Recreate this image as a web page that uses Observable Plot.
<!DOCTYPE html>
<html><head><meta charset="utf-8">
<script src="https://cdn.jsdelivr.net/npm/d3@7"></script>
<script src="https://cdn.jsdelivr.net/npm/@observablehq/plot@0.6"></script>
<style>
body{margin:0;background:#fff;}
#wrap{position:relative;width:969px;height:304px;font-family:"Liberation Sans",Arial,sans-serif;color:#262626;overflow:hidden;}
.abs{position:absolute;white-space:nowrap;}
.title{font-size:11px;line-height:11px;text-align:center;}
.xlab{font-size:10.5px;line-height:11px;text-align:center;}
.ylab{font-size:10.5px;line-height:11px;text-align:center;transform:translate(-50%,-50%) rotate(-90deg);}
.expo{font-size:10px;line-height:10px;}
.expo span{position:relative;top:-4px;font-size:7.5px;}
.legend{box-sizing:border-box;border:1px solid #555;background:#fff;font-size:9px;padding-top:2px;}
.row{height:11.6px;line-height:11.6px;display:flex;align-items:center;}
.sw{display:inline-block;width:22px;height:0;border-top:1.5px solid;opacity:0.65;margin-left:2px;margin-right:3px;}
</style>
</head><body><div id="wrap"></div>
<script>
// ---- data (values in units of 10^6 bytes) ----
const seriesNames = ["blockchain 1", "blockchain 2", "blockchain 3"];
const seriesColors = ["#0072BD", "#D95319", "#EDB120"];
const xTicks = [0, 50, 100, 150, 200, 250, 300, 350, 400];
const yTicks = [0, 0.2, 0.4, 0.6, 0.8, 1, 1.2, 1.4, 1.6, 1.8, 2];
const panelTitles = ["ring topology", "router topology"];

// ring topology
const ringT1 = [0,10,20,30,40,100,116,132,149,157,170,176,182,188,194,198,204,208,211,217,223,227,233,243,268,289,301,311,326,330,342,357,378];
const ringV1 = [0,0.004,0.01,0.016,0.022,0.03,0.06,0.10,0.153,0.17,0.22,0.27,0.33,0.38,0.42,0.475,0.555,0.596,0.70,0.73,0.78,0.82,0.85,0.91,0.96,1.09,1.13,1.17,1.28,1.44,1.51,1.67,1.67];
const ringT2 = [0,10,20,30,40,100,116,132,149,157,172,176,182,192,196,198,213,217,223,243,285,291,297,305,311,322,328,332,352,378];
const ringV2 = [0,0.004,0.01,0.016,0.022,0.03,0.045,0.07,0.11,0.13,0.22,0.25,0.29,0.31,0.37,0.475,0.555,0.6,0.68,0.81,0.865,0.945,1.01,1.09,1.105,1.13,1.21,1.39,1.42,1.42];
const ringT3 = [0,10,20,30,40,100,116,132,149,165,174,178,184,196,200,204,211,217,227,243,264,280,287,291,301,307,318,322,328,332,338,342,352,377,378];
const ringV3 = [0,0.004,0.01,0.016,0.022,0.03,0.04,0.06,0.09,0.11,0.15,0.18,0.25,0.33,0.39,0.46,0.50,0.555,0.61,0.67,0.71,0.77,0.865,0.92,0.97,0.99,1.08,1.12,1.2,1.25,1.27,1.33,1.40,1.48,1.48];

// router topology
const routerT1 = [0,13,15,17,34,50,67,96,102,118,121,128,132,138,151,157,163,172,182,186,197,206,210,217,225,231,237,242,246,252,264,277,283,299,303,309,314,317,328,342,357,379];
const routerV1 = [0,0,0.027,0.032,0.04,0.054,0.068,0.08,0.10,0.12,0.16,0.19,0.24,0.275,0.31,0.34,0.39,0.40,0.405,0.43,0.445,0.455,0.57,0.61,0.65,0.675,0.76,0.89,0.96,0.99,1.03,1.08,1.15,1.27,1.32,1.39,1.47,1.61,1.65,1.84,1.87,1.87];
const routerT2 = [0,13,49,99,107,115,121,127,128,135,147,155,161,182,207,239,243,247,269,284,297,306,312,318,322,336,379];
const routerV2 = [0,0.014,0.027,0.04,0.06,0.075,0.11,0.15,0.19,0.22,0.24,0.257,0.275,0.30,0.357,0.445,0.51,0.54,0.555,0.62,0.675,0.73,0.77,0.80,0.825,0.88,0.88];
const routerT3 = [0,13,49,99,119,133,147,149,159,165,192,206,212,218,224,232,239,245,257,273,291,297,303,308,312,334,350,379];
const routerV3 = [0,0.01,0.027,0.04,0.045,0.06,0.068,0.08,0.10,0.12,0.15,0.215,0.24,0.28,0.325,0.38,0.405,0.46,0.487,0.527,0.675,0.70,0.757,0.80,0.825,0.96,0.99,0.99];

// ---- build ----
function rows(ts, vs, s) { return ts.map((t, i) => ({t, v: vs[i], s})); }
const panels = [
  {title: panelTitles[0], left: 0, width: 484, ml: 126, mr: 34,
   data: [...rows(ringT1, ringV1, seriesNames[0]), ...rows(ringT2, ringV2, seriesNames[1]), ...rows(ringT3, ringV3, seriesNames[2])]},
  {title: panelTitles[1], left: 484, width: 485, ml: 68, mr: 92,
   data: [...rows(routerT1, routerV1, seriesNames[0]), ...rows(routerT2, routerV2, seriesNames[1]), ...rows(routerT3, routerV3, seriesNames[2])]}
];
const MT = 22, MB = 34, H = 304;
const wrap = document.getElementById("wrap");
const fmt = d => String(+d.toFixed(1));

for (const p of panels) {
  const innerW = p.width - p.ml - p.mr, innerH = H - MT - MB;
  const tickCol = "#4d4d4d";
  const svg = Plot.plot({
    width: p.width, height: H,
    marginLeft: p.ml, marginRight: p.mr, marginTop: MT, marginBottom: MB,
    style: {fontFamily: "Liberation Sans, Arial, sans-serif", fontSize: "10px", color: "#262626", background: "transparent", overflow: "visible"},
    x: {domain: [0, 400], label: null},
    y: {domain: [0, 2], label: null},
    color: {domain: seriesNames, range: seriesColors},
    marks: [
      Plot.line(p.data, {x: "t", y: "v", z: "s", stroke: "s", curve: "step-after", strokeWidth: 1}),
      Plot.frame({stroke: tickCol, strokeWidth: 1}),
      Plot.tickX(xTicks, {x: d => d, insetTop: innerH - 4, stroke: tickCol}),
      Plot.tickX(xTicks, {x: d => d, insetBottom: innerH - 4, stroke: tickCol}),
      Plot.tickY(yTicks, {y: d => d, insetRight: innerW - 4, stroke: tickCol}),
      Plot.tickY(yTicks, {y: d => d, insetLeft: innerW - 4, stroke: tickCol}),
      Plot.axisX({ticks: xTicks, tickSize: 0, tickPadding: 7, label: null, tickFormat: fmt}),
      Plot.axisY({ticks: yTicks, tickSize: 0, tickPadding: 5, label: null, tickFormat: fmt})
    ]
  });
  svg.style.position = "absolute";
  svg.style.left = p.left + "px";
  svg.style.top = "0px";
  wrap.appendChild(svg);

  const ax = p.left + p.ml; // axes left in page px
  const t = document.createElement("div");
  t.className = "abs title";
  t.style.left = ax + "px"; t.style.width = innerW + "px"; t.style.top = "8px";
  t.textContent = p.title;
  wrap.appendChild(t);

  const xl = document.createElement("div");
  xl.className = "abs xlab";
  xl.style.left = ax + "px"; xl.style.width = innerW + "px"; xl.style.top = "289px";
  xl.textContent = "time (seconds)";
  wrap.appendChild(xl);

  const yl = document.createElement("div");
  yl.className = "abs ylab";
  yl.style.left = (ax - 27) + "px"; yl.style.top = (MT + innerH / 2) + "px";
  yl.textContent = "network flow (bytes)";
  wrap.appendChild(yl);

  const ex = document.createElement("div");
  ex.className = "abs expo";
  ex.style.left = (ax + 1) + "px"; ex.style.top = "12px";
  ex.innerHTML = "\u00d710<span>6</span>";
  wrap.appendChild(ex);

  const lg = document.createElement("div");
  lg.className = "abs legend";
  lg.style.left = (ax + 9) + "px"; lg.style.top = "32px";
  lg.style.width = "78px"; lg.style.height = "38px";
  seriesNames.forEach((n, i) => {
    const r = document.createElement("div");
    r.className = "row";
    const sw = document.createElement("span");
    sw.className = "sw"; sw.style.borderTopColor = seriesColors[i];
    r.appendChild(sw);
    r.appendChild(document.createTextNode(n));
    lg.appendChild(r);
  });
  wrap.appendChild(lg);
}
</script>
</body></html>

+ + + +

§ Stated problem: Work out how many lines of the listing above include "page". Answer with the number and nothing more.

§ Response: 2